The company behind the Napster 2.0 online music service said Monday it has signed agreements with several universities to offer students its digital song subscription program.
Beginning in the fall, students at Cornell University, The George Washington University, Middlebury College, the University of Miami, The University of Southern California and Wright State University will have access to the service through the schools, the company said.
The Napster deals are one of many steps colleges nationwide are taking to discourage illegal music file-sharing among students.
Like previous deals struck earlier this year by Napster with Penn State University and the University of Rochester in New York, the institutions will receive access to unlimited streaming and song downloads at a discount.
The universities are free to set the price students must pay for the discounted access. Penn State and the University of Rochester provide Napster service to their students at no extra charge.

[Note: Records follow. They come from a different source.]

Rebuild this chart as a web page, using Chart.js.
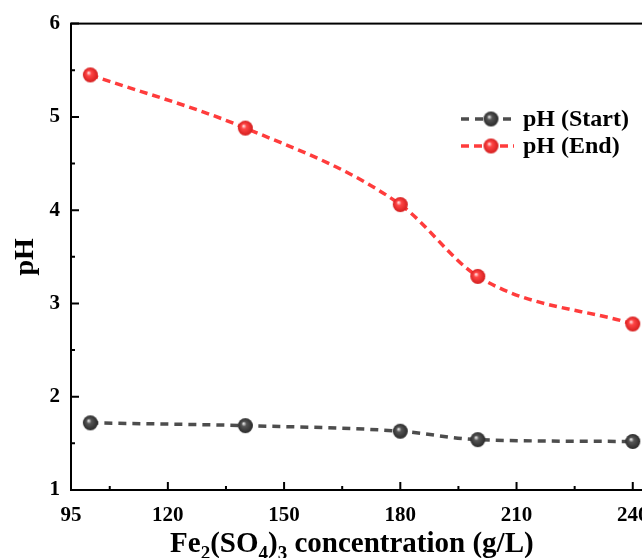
<!DOCTYPE html>
<html>
<head>
<meta charset="utf-8">
<script src="https://cdn.jsdelivr.net/npm/chart.js@4.4.1/dist/chart.umd.min.js"></script>
<style>
html, body { margin: 0; padding: 0; background: #fff; overflow: hidden; width: 642px; height: 558px; }
#wrap { position: relative; width: 740px; height: 558px; }
</style>
</head>
<body>
<div id="wrap"><canvas id="chart" width="740" height="558"></canvas></div>
<script>
// data
var concentration = [100, 140, 180, 200, 240];
var phStart = [1.72, 1.69, 1.63, 1.54, 1.52];
var phEnd = [5.45, 4.88, 4.06, 3.29, 2.78];
var seriesNames = ['pH (Start)', 'pH (End)'];
var xTicks = [95, 105, 120, 135, 150, 165, 180, 195, 210, 225, 240, 255];
var xLabeled = [95, 120, 150, 180, 210, 240];
var yTicks = [1, 1.5, 2, 2.5, 3, 3.5, 4, 4.5, 5, 5.5, 6];
var yLabeled = [1, 2, 3, 4, 5, 6];

var serif = "'Liberation Serif', 'Times New Roman', serif";

function makeBall(light, base, dark, r){
    var s = r*2+2;
    var c = document.createElement('canvas');
    c.width = s; c.height = s;
    var g = c.getContext('2d');
    var cx = s/2, cy = s/2;
    var grad = g.createRadialGradient(cx-r*0.25, cy-r*0.3, r*0.05, cx, cy, r);
    grad.addColorStop(0, light);
    grad.addColorStop(0.3, base);
    grad.addColorStop(1, dark);
    g.fillStyle = grad;
    g.beginPath();
    g.arc(cx, cy, r, 0, Math.PI*2);
    g.fill();
    return c;
}

var ballBlack = makeBall('#e6e6e6', '#555555', '#2a2a2a', 7.5);
var ballRed = makeBall('#ffe0e0', '#ff4646', '#d41e1e', 7.5);

function toPoints(xs, ys){
    var pts = [];
    for(var i=0; i<xs.length; i++) pts.push({x: xs[i], y: ys[i]});
    return pts;
}

// frame, inward ticks, x title with subscripts, legend
var decor = {
    id: 'decor',
    afterDraw: function(chart){
        var ctx = chart.ctx, a = chart.chartArea;
        var xs = chart.scales.x, ys = chart.scales.y;
        ctx.save();
        ctx.strokeStyle = '#000';
        ctx.lineWidth = 2;
        ctx.strokeRect(a.left, a.top, a.right-a.left, a.bottom-a.top);
        ctx.beginPath();
        for(var i=0; i<xTicks.length; i++){
            if(xTicks[i] === 95) continue;
            var px = xs.getPixelForValue(xTicks[i]);
            var len = (xTicks[i] % 30 === 0) ? 8 : 4;
            ctx.moveTo(px, a.bottom); ctx.lineTo(px, a.bottom-len);
        }
        for(var j=0; j<yTicks.length; j++){
            var py = ys.getPixelForValue(yTicks[j]);
            var l2 = (yLabeled.indexOf(yTicks[j]) >= 0) ? 8 : 4;
            ctx.moveTo(a.left, py); ctx.lineTo(a.left+l2, py);
        }
        ctx.stroke();

        // x axis title
        var big = 'bold 29px ' + serif, small = 'bold 19px ' + serif;
        var parts = [['Fe', 0], ['2', 1], ['(SO', 0], ['4', 1], [')', 0], ['3', 1], [' concentration (g/L)', 0]];
        var total = 0;
        for(var k=0; k<parts.length; k++){
            ctx.font = parts[k][1] ? small : big;
            total += ctx.measureText(parts[k][0]).width;
        }
        var mid = (xs.getPixelForValue(xLabeled[0]) + xs.getPixelForValue(xLabeled[xLabeled.length-1]))/2;
        var tx = mid - total/2, base = 552;
        ctx.fillStyle = '#000';
        ctx.textBaseline = 'alphabetic';
        ctx.textAlign = 'left';
        for(var m=0; m<parts.length; m++){
            ctx.font = parts[m][1] ? small : big;
            ctx.fillText(parts[m][0], tx, parts[m][1] ? base+7 : base);
            tx += ctx.measureText(parts[m][0]).width;
        }

        // legend
        ctx.font = 'bold 24px ' + serif;
        ctx.textBaseline = 'middle';
        chart.data.datasets.forEach(function(ds, n){
            var ly = 119 + n*27;
            ctx.strokeStyle = ds.borderColor;
            ctx.lineWidth = ds.borderWidth;
            ctx.setLineDash(ds.borderDash);
            ctx.beginPath();
            ctx.moveTo(461, ly); ctx.lineTo(514, ly);
            ctx.stroke();
            ctx.setLineDash([]);
            var img = ds.pointStyle;
            ctx.drawImage(img, 491-img.width/2, ly-img.height/2);
            ctx.fillStyle = '#000';
            ctx.fillText(ds.label, 523, ly+1);
        });
        ctx.restore();
    }
};

new Chart(document.getElementById('chart').getContext('2d'), {
    type: 'line',
    data: {
        datasets: [
            {
                label: seriesNames[0],
                data: toPoints(concentration, phStart),
                borderColor: '#4d4d4d',
                borderWidth: 3.5,
                borderDash: [8, 6],
                cubicInterpolationMode: 'monotone',
                pointStyle: ballBlack,
                pointRadius: 7.5
            },
            {
                label: seriesNames[1],
                data: toPoints(concentration, phEnd),
                borderColor: '#ff3c3c',
                borderWidth: 3.5,
                borderDash: [8, 5],
                cubicInterpolationMode: 'monotone',
                pointStyle: ballRed,
                pointRadius: 7.5
            }
        ]
    },
    options: {
        responsive: false,
        devicePixelRatio: 1,
        animation: false,
        layout: { padding: { top: 23, right: 22, left: 0, bottom: 0 } },
        plugins: { legend: { display: false }, tooltip: { enabled: false } },
        scales: {
            x: {
                type: 'linear',
                min: 95,
                max: 262,
                afterBuildTicks: function(scale){
                    scale.ticks = xTicks.map(function(v){ return {value: v}; });
                },
                afterFit: function(scale){ scale.height = 68; },
                grid: { display: false, drawTicks: false },
                border: { display: false },
                ticks: {
                    autoSkip: false,
                    maxRotation: 0,
                    padding: 13,
                    color: '#000',
                    font: { family: serif, size: 21, weight: 'bold' },
                    callback: function(v){ return xLabeled.indexOf(v) >= 0 ? String(v) : ''; }
                }
            },
            y: {
                min: 1,
                max: 6,
                afterBuildTicks: function(scale){
                    scale.ticks = yTicks.map(function(v){ return {value: v}; });
                },
                afterFit: function(scale){ scale.width = 71; },
                grid: { display: false, drawTicks: false },
                border: { display: false },
                title: {
                    display: true,
                    text: 'pH',
                    color: '#000',
                    padding: { top: 9, bottom: 0 },
                    font: { family: serif, size: 28, weight: 'bold' }
                },
                ticks: {
                    padding: 11,
                    color: '#000',
                    font: { family: serif, size: 21, weight: 'bold' },
                    callback: function(v){ return yLabeled.indexOf(v) >= 0 ? String(v) : ''; }
                }
            }
        }
    },
    plugins: [decor]
});
</script>
</body>
</html>
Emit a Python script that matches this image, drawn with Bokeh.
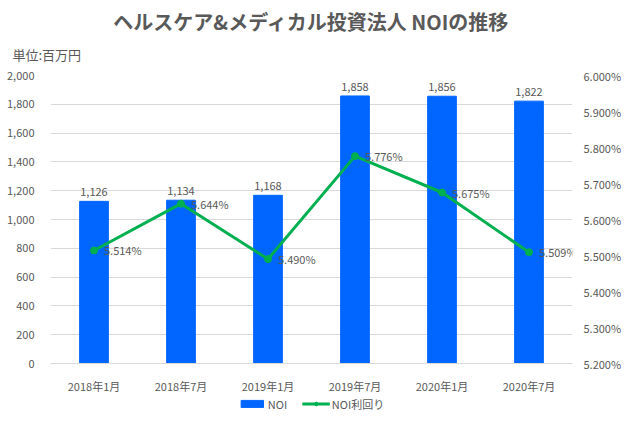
from bokeh.plotting import figure
from bokeh.layouts import column
from bokeh.models import (ColumnDataSource, Range1d, LinearAxis, FactorRange, Title,
                          Legend, LegendItem, LabelSet, NumeralTickFormatter, PrintfTickFormatter)
from bokeh.core.properties import value
from bokeh.embed import file_html
from bokeh.resources import INLINE

categories = ["2018年1月", "2018年7月", "2019年1月", "2019年7月", "2020年1月", "2020年7月"]
noi = [1126, 1134, 1168, 1858, 1856, 1822]
noi_yield = [5.514, 5.644, 5.490, 5.776, 5.675, 5.509]

FONT = "Noto Sans CJK JP"
TXT = "#595959"
GRID = "#d9d9d9"
BAR = "#0066ff"
LINE = "#00b050"

src = ColumnDataSource(dict(
    cat=categories, noi=noi, noi_lbl=[f"{v:,}" for v in noi],
    yld=noi_yield, yld_lbl=[f"{v:.3f}%" for v in noi_yield]))

p = figure(width=624, height=396, x_range=FactorRange(*categories), y_range=Range1d(0, 2000),
           output_backend="svg", toolbar_location=None, title=None,
           min_border_left=50, min_border_right=44, min_border_top=75, min_border_bottom=33)
p.extra_y_ranges = {"pct": Range1d(5.2, 6.0)}
p.outline_line_color = None
p.xgrid.grid_line_color = None
p.ygrid.grid_line_color = GRID
p.ygrid.grid_line_width = 1

bars = p.vbar(x="cat", top="noi", width=0.33, source=src, color=BAR)
line = p.line(x="cat", y="yld", source=src, y_range_name="pct", color=LINE, line_width=3)
pts = p.scatter(x="cat", y="yld", source=src, y_range_name="pct", color=LINE, size=7)

p.add_layout(LabelSet(x="cat", y="noi", text="noi_lbl", source=src, text_align="center",
                      text_baseline="bottom", y_offset=5, text_font_size="11px",
                      text_color=TXT, text_font=value(FONT)))
p.add_layout(LabelSet(x="cat", y="yld", text="yld_lbl", source=src, y_range_name="pct",
                      text_align="left", text_baseline="middle", x_offset=10,
                      text_font_size="11px", text_color=TXT, text_font=value(FONT)))

yl = p.yaxis[0]
yl.ticker.desired_num_ticks = 10
yl.formatter = NumeralTickFormatter(format="0,0")
yr = LinearAxis(y_range_name="pct", formatter=PrintfTickFormatter(format="%.3f%%"))
yr.ticker.desired_num_ticks = 8
p.add_layout(yr, "right")
for ax in (yl, yr):
    ax.axis_line_color = None
    ax.major_tick_line_color = None
    ax.minor_tick_line_color = None
    ax.major_label_text_font = FONT
    ax.major_label_text_font_size = "11px"
    ax.major_label_text_color = TXT
yl.major_label_standoff = 10
yr.major_label_standoff = 5

xa = p.xaxis[0]
xa.axis_line_color = GRID
xa.major_tick_line_color = None
xa.minor_tick_line_color = None
xa.major_label_text_font = FONT
xa.major_label_text_font_size = "11px"
xa.major_label_text_color = TXT
xa.major_label_standoff = 8

p.add_layout(Title(text="単位:百万円", align="left", text_font_size="13px", text_font_style="normal",
                   text_color=TXT, text_font=FONT, offset=-38, standoff=23), "above")
p.add_layout(Title(text="ヘルスケア&メディカル投資法人 NOIの推移", align="center", text_font_size="20px",
                   text_font_style="bold", text_color=TXT, text_font=FONT, offset=27, standoff=-9), "above")

# legend strip below the chart; its renderers' factors are not in its own x range,
# so only their legend glyphs appear
lg = figure(width=624, height=15, output_backend="svg", toolbar_location=None, title=None,
            x_range=FactorRange("legend"), y_range=Range1d(-30000, -29000),
            x_axis_type=None, y_axis_type=None, min_border=0)
lg.extra_y_ranges = {"pct": Range1d(-30000, -29000)}
lg.outline_line_color = None
lg.xgrid.grid_line_color = None
lg.ygrid.grid_line_color = None
lb = lg.vbar(x="cat", top="noi", width=0.33, source=src, color=BAR)
ll = lg.line(x="cat", y="yld", source=src, y_range_name="pct", color=LINE, line_width=3)
ls = lg.scatter(x="cat", y="yld", source=src, y_range_name="pct", color=LINE, size=7)
legend = Legend(items=[LegendItem(label="NOI", renderers=[lb]),
                       LegendItem(label="NOI利回り", renderers=[ll, ls])],
                orientation="horizontal", location="center", border_line_color=None,
                background_fill_alpha=0, label_text_font=FONT, label_text_font_size="11px",
                label_text_color=TXT, glyph_width=28, glyph_height=9, spacing=14,
                padding=0, margin=0, label_standoff=2, label_height=14)
lg.add_layout(legend)

open("out.html", "w").write(file_html(column(p, lg, spacing=0), INLINE))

Students must still pay Napster's regular 99-cent charge for a permanent download if they wish to burn the song to a CD. Full album downloads outside the subscription service start at $9.99.
A Napster spokeswoman declined to specify the extent of the discounts given to the universities.
The company estimates that more than 150,000 university students will be able to obtain access to Napster through their schools in the fall.
Software maker Roxio Inc. launched Napster 2.0 in October. The Santa Clara, Calif.-based company acquired the Napster brand from the ashes of the free pioneer file-swapping service, which was forced to shut down in 2001 after a protracted legal battle with recording companies.